→ INSTRUCTIONS FOR THE TASK: Quote every line of the data below as it stands, omitting pictures.

→ DATA:
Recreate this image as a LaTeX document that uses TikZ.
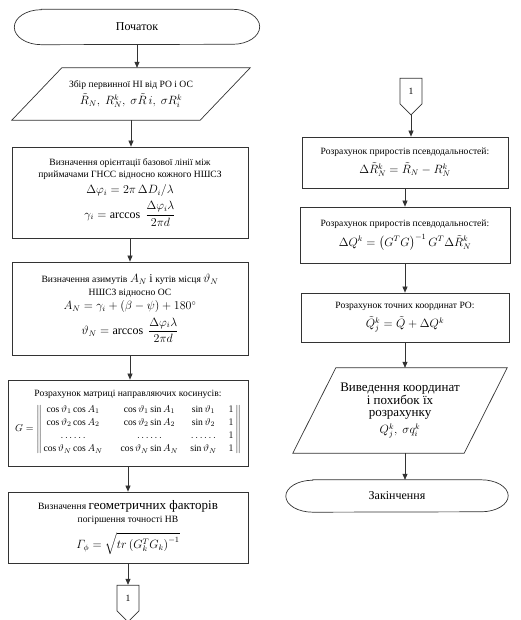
\documentclass[tikz,border=0pt]{standalone}
\usepackage{fontspec}
\setmainfont{Liberation Serif}
\usepackage{amsmath}
\usetikzlibrary{arrows.meta,shapes.symbols}

\newcommand{\fsmall}{\fontsize{9.6}{11.5}\selectfont}
\newcommand{\fmid}{\fontsize{12}{14}\selectfont}
\newcommand{\fbig}{\fontsize{13}{15}\selectfont}

\begin{document}
\begin{tikzpicture}[x=1pt, y=1pt,
  box/.style={draw=black!80, line width=0.7pt, align=center, inner sep=1pt},
  bare/.style={align=center, inner sep=1pt},
  link/.style={signal, signal to=south, draw=black!80, line width=0.7pt,
    minimum width=22pt, minimum height=28pt, inner sep=0pt, font=\fsmall},
  edge/.style={draw=black!80, line width=0.7pt},
  arr/.style={edge, -{Triangle[length=6pt,width=5pt]}}]
  \useasboundingbox (0,0) rectangle (520,620);

  % left column
  \node[bare, minimum width=245pt, minimum height=35pt] (start) at (137,593) {\fmid Початок};
  \node[bare, minimum width=238pt, minimum height=52pt] (in1) at (131,526)
    {{\fsmall Збір первинної НІ від РО і ОС}\\[3pt]
     {\fmid $\tilde R_N,\ R_N^k,\ \sigma\tilde R\,i,\ \sigma R_i^k$}};
  \node[box, minimum width=236pt, minimum height=91pt] (orient) at (130,427.5)
    {{\fsmall Визначення орієнтації базової лінії між}\\
     {\fsmall приймачами ГНСС відносно кожного НШСЗ}\\[4pt]
     {\fmid $\Delta\varphi_i = 2\pi\,\Delta D_i/\lambda$}\\[4pt]
     {\fmid $\gamma_i = \arccos\ \dfrac{\Delta\varphi_i\lambda}{2\pi d}$}};
  \node[box, minimum width=236pt, minimum height=93pt] (azim) at (130,311.5)
    {{\fsmall Визначення азимутів} {\fmid $A_N$} {\fmid і} {\fsmall кутів місця} {\fmid $\vartheta_N$}\\[1pt]
     {\fsmall НШСЗ відносно ОС}\\[2pt]
     {\fmid $A_N = \gamma_i + (\beta-\psi) + 180^{\circ}$}\\[4pt]
     {\fmid $\vartheta_N = \arccos\ \dfrac{\Delta\varphi_i\lambda}{2\pi d}$}};
  \node[box, minimum width=240pt, minimum height=86pt] (mtx) at (128,197)
    {{\fsmall Розрахунок матриці направляючих косинусів:}\\[3pt]
     {\fsmall\renewcommand{\arraystretch}{1.15}%
     $G=\left\|\begin{array}{@{\,}c@{\hspace{18pt}}c@{\hspace{12pt}}c@{\hspace{12pt}}c@{\,}}
       \cos\vartheta_1\cos A_1 & \cos\vartheta_1\sin A_1 & \sin\vartheta_1 & 1\\
       \cos\vartheta_2\cos A_2 & \cos\vartheta_2\sin A_2 & \sin\vartheta_2 & 1\\
       \ldots\ldots & \ldots\ldots & \ldots\ldots & 1\\
       \cos\vartheta_N\cos A_N & \cos\vartheta_N\sin A_N & \sin\vartheta_N & 1
     \end{array}\right\|$}};
  \node[box, minimum width=240pt, minimum height=71pt] (geom) at (128,92.5)
    {{\fsmall Визначення} {\fbig геометричних факторів}\\[1pt]
     {\fsmall погіршення точності НВ}\\[7pt]
     {\fmid $\varGamma_{\phi} = \sqrt{tr\left(G_k^T G_k\right)^{-1}}$}};
  \node[link] (con1) at (128,22) {1};

  % right column
  \node[link] (con2) at (411,529) {1};
  \node[box, minimum width=206pt, minimum height=51pt] (incr) at (405,457.5)
    {{\fsmall Розрахунок приростів псевдодальностей:}\\[5pt]
     {\fmid $\Delta\tilde R_N^k = \tilde R_N - R_N^k$}};
  \node[box, minimum width=210pt, minimum height=56pt] (corr) at (405,385)
    {{\fsmall Розрахунок приростів псевдодальностей:}\\[5pt]
     {\fmid $\Delta Q^k = \left(G^T G\right)^{-1} G^T \Delta\tilde R_N^k$}};
  \node[box, minimum width=208pt, minimum height=49pt] (coord) at (405,302.5)
    {{\fsmall Розрахунок точних координат РО:}\\[5pt]
     {\fmid $\tilde Q_j^k = \tilde Q + \Delta Q^k$}};
  \node[bare, minimum width=214pt, minimum height=85pt] (out) at (400,209.5)
    {{\fbig Виведення координат}\\
     {\fbig і похибок їх}\\
     {\fbig розрахунку}\\[3pt]
     {\fmid $Q_j^k,\ \sigma q_i^k$}};
  \node[bare, minimum width=222pt, minimum height=32pt] (stop) at (397,124) {\fmid Закінчення};

  % outlines of terminals and in/out blocks
  \foreach \t/\r in {start/17.5pt,stop/16pt}
    \draw[edge] ([xshift=27pt]\t.north west) -- ([xshift=-27pt]\t.north east)
      arc[start angle=90, end angle=-90, x radius=27pt, y radius=\r]
      -- ([xshift=27pt]\t.south west)
      arc[start angle=270, end angle=90, x radius=27pt, y radius=\r] -- cycle;
  \foreach \p/\s in {in1/50pt,out/43pt}
    \draw[edge] ([xshift=\s]\p.north west) -- (\p.north east)
      -- ([xshift=-\s]\p.south east) -- (\p.south west) -- cycle;

  % connectors
  \draw[arr] (start.south) -- (start.south |- in1.north);
  \draw[arr] (in1.south) -- (in1.south |- orient.north);
  \draw[arr] (orient.south) -- (orient.south |- azim.north);
  \draw[arr] (azim.south) -- (azim.south |- mtx.north);
  \draw[arr] (mtx.south) -- (mtx.south |- geom.north);
  \draw[arr] (geom.south) -- (geom.south |- con1.north);
  \draw[arr] (con2.south) -- (con2.south |- incr.north);
  \draw[arr] (incr.south) -- (incr.south |- corr.north);
  \draw[arr] (corr.south) -- (corr.south |- coord.north);
  \draw[arr] (coord.south) -- (coord.south |- out.north);
  \draw[arr] (coord.south |- out.south) -- (coord.south |- stop.north);
\end{tikzpicture}
\end{document}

→ EXERCISE OUTPUT:
Recreate this image as a LaTeX document that uses TikZ.
\documentclass[tikz,border=0pt]{standalone}
\usepackage{fontspec}
\setmainfont{Liberation Serif}
\usepackage{amsmath}
\usetikzlibrary{arrows.meta,shapes.symbols}

\newcommand{\fsmall}{\fontsize{9.6}{11.5}\selectfont}
\newcommand{\fmid}{\fontsize{12}{14}\selectfont}
\newcommand{\fbig}{\fontsize{13}{15}\selectfont}

\begin{document}
\begin{tikzpicture}[x=1pt, y=1pt,
  box/.style={draw=black!80, line width=0.7pt, align=center, inner sep=1pt},
  bare/.style={align=center, inner sep=1pt},
  link/.style={signal, signal to=south, draw=black!80, line width=0.7pt,
    minimum width=22pt, minimum height=28pt, inner sep=0pt, font=\fsmall},
  edge/.style={draw=black!80, line width=0.7pt},
  arr/.style={edge, -{Triangle[length=6pt,width=5pt]}}]
  \useasboundingbox (0,0) rectangle (520,620);

  % left column
  \node[bare, minimum width=245pt, minimum height=35pt] (start) at (137,593) {\fmid Початок};
  \node[bare, minimum width=238pt, minimum height=52pt] (in1) at (131,526)
    {{\fsmall Збір первинної НІ від РО і ОС}\\[3pt]
     {\fmid $\tilde R_N,\ R_N^k,\ \sigma\tilde R\,i,\ \sigma R_i^k$}};
  \node[box, minimum width=236pt, minimum height=91pt] (orient) at (130,427.5)
    {{\fsmall Визначення орієнтації базової лінії між}\\
     {\fsmall приймачами ГНСС відносно кожного НШСЗ}\\[4pt]
     {\fmid $\Delta\varphi_i = 2\pi\,\Delta D_i/\lambda$}\\[4pt]
     {\fmid $\gamma_i = \arccos\ \dfrac{\Delta\varphi_i\lambda}{2\pi d}$}};
  \node[box, minimum width=236pt, minimum height=93pt] (azim) at (130,311.5)
    {{\fsmall Визначення азимутів} {\fmid $A_N$} {\fmid і} {\fsmall кутів місця} {\fmid $\vartheta_N$}\\[1pt]
     {\fsmall НШСЗ відносно ОС}\\[2pt]
     {\fmid $A_N = \gamma_i + (\beta-\psi) + 180^{\circ}$}\\[4pt]
     {\fmid $\vartheta_N = \arccos\ \dfrac{\Delta\varphi_i\lambda}{2\pi d}$}};
  \node[box, minimum width=240pt, minimum height=86pt] (mtx) at (128,197)
    {{\fsmall Розрахунок матриці направляючих косинусів:}\\[3pt]
     {\fsmall\renewcommand{\arraystretch}{1.15}%
     $G=\left\|\begin{array}{@{\,}c@{\hspace{18pt}}c@{\hspace{12pt}}c@{\hspace{12pt}}c@{\,}}
       \cos\vartheta_1\cos A_1 & \cos\vartheta_1\sin A_1 & \sin\vartheta_1 & 1\\
       \cos\vartheta_2\cos A_2 & \cos\vartheta_2\sin A_2 & \sin\vartheta_2 & 1\\
       \ldots\ldots & \ldots\ldots & \ldots\ldots & 1\\
       \cos\vartheta_N\cos A_N & \cos\vartheta_N\sin A_N & \sin\vartheta_N & 1
     \end{array}\right\|$}};
  \node[box, minimum width=240pt, minimum height=71pt] (geom) at (128,92.5)
    {{\fsmall Визначення} {\fbig геометричних факторів}\\[1pt]
     {\fsmall погіршення точності НВ}\\[7pt]
     {\fmid $\varGamma_{\phi} = \sqrt{tr\left(G_k^T G_k\right)^{-1}}$}};
  \node[link] (con1) at (128,22) {1};

  % right column
  \node[link] (con2) at (411,529) {1};
  \node[box, minimum width=206pt, minimum height=51pt] (incr) at (405,457.5)
    {{\fsmall Розрахунок приростів псевдодальностей:}\\[5pt]
     {\fmid $\Delta\tilde R_N^k = \tilde R_N - R_N^k$}};
  \node[box, minimum width=210pt, minimum height=56pt] (corr) at (405,385)
    {{\fsmall Розрахунок приростів псевдодальностей:}\\[5pt]
     {\fmid $\Delta Q^k = \left(G^T G\right)^{-1} G^T \Delta\tilde R_N^k$}};
  \node[box, minimum width=208pt, minimum height=49pt] (coord) at (405,302.5)
    {{\fsmall Розрахунок точних координат РО:}\\[5pt]
     {\fmid $\tilde Q_j^k = \tilde Q + \Delta Q^k$}};
  \node[bare, minimum width=214pt, minimum height=85pt] (out) at (400,209.5)
    {{\fbig Виведення координат}\\
     {\fbig і похибок їх}\\
     {\fbig розрахунку}\\[3pt]
     {\fmid $Q_j^k,\ \sigma q_i^k$}};
  \node[bare, minimum width=222pt, minimum height=32pt] (stop) at (397,124) {\fmid Закінчення};

  % outlines of terminals and in/out blocks
  \foreach \t/\r in {start/17.5pt,stop/16pt}
    \draw[edge] ([xshift=27pt]\t.north west) -- ([xshift=-27pt]\t.north east)
      arc[start angle=90, end angle=-90, x radius=27pt, y radius=\r]
      -- ([xshift=27pt]\t.south west)
      arc[start angle=270, end angle=90, x radius=27pt, y radius=\r] -- cycle;
  \foreach \p/\s in {in1/50pt,out/43pt}
    \draw[edge] ([xshift=\s]\p.north west) -- (\p.north east)
      -- ([xshift=-\s]\p.south east) -- (\p.south west) -- cycle;

  % connectors
  \draw[arr] (start.south) -- (start.south |- in1.north);
  \draw[arr] (in1.south) -- (in1.south |- orient.north);
  \draw[arr] (orient.south) -- (orient.south |- azim.north);
  \draw[arr] (azim.south) -- (azim.south |- mtx.north);
  \draw[arr] (mtx.south) -- (mtx.south |- geom.north);
  \draw[arr] (geom.south) -- (geom.south |- con1.north);
  \draw[arr] (con2.south) -- (con2.south |- incr.north);
  \draw[arr] (incr.south) -- (incr.south |- corr.north);
  \draw[arr] (corr.south) -- (corr.south |- coord.north);
  \draw[arr] (coord.south) -- (coord.south |- out.north);
  \draw[arr] (coord.south |- out.south) -- (coord.south |- stop.north);
\end{tikzpicture}
\end{document}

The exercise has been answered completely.